Besides, respondents' petition for certiorari had long become moot by the RTC's January 11, 2011 Decision.  In particular, the grant of the petition for certiorari on mere incidental matters of the proceedings would not accord any practical relief to respondents because a decision had already been rendered on the main case which may be subject of an appeal. Lest it be misunderstood, a case becomes moot when no useful purpose can be served in passing upon its merits.  As a rule, courts will not determine a moot question in case in which no practical relief can be granted.[33]

Given the foregoing pronouncement, there exists no cogent reason to further dwell on the issue regarding the RTC’s grave abuse of discretion in issuing the October 20, 2010 and November 10, 2010 default orders.  As earlier mentioned, that matter may be properly ventilated on appeal.
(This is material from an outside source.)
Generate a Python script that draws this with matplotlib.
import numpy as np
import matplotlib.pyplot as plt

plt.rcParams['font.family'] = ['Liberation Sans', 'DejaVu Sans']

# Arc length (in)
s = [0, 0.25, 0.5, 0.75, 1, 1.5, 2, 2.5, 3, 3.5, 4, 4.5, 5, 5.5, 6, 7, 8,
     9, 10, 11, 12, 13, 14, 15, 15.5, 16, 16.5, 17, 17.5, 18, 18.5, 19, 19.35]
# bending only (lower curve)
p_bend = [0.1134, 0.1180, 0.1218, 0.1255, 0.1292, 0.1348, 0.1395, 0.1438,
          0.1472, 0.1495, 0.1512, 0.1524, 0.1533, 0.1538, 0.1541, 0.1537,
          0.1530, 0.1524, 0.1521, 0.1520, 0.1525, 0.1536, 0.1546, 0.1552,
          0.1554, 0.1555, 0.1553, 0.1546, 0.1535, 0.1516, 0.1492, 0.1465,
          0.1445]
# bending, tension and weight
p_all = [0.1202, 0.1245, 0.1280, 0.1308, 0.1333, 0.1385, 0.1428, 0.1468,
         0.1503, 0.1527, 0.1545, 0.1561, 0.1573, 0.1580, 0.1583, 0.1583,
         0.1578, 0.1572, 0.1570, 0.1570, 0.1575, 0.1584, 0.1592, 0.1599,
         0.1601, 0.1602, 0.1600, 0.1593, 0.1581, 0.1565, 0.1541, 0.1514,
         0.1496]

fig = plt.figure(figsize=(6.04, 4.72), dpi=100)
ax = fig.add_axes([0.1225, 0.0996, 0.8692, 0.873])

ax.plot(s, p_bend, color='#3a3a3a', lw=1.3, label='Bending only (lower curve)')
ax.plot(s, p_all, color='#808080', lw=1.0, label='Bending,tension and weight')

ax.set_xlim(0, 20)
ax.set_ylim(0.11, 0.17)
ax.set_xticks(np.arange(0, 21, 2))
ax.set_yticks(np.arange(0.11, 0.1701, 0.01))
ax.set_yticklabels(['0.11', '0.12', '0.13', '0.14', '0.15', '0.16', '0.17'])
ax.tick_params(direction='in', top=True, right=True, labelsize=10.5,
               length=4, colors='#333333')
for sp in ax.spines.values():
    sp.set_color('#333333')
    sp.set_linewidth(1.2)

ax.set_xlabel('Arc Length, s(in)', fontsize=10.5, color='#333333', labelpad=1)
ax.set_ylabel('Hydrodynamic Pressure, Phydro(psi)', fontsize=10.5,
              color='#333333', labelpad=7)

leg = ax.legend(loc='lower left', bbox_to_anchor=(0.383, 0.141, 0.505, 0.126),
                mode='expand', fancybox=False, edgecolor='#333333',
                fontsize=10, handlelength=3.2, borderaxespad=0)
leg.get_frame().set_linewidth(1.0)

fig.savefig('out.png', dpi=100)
WHEREFORE, the petition is GRANTED. The September 30, 2011 Decision and February 1, 2012 Resolution of the Court of Appeals in CA­-G.R. SP No. 03976-MIN are hereby SET ASIDE.

SO ORDERED.

Carpio, (Chairperson), Brion, Del Castillo, and Perez, JJ., concur.



[1] Rollo, pp. 27-67.

[2] Id. at 9-21. Penned by Associate Justice Edgardo T. Lloren, with Associate Justices Romulo V. Borja and Carmelita Salandanan-Manahan, concurring.

[3] Id. at 23-25.

[4] Id. at 10. Docketed as Civil Case No. 1936-24 (main case).

[5] Id. at 88-90

[6] Id. at 10-11.

[7] Id. at 11.

[8] Id. at 11-12.

[9] Id. at 12.

[10] Id.

[11] Id. at 13.

[12] Id. at 101-123.

[13] Id. at 87-100. Penned by Judge Oscar E. Dinopol.

[14] Id. at 32.

[15] Id. at 32-33.

[16] Id. at 9-21.

[17] Id. at 13-15.

[18] Id. at 18.

[19] Id.

[20] Id. at 21.

[21] Id. at 434-463.

[22] Id. at 23-25.

[23] Id. at 24.

[24] Id.

[25] Id.

[26] Magestrado v. People, G.R. No. 148072, July 10, 2007, 527 SCRA 125, 136, citing Fajardo v. Bautista, G.R. Nos. 102193-97, May 10, 1994, 232 SCRA 291, 298; emphasis and underscoring supplied.

[27] Balindong v. Dacalos, G.R. No. 158874, November 10, 2004, 441 SCRA 607, 612, citing Metropolitan Manila Development Authority v. JANCOM Environmental Corp., G.R. No. 147465, January 30, 2002, 375 SCRA 320; emphasis and underscoring supplied.

[28] 179 Phil. 482, 486-487 (1979).

[29] To be clear, respondents filed their petition for certiorari with the CA on January 11, 2011.  Only three (3) days after, or on January 14, 2011, did they receive the RTC’s January 11, 2011 Decision. Therefore, prior to the receipt of the said RTC decision, they could not have availed of the remedy of an appeal under Rule 41 of the Rules of Court and as such, they filed a petition for certiorari.

[30] The CA division in which respondents' certiorari petition was pending.

[31] As held in Silverio v. CA, G.R. No. 178933, September 16, 2009, 600 SCRA 1, 14, after a judgment has been rendered in the case, the ground for the appeal of the interlocutory order may be included in the appeal of the judgment itself

[32] On February 2, 2011, respondents filed the Amended Notices of Appeal, stating therein that they were not abandoning their petition for certiorari, Id. at 32-33.

[33] Baldo, Jr. v. Commission on Elections, G.R. No. 176135, June 16, 2009, 589 SCRA 306, 310-311, citing Villarico v. CA, 424 Phil. 26, 33-34 (2002).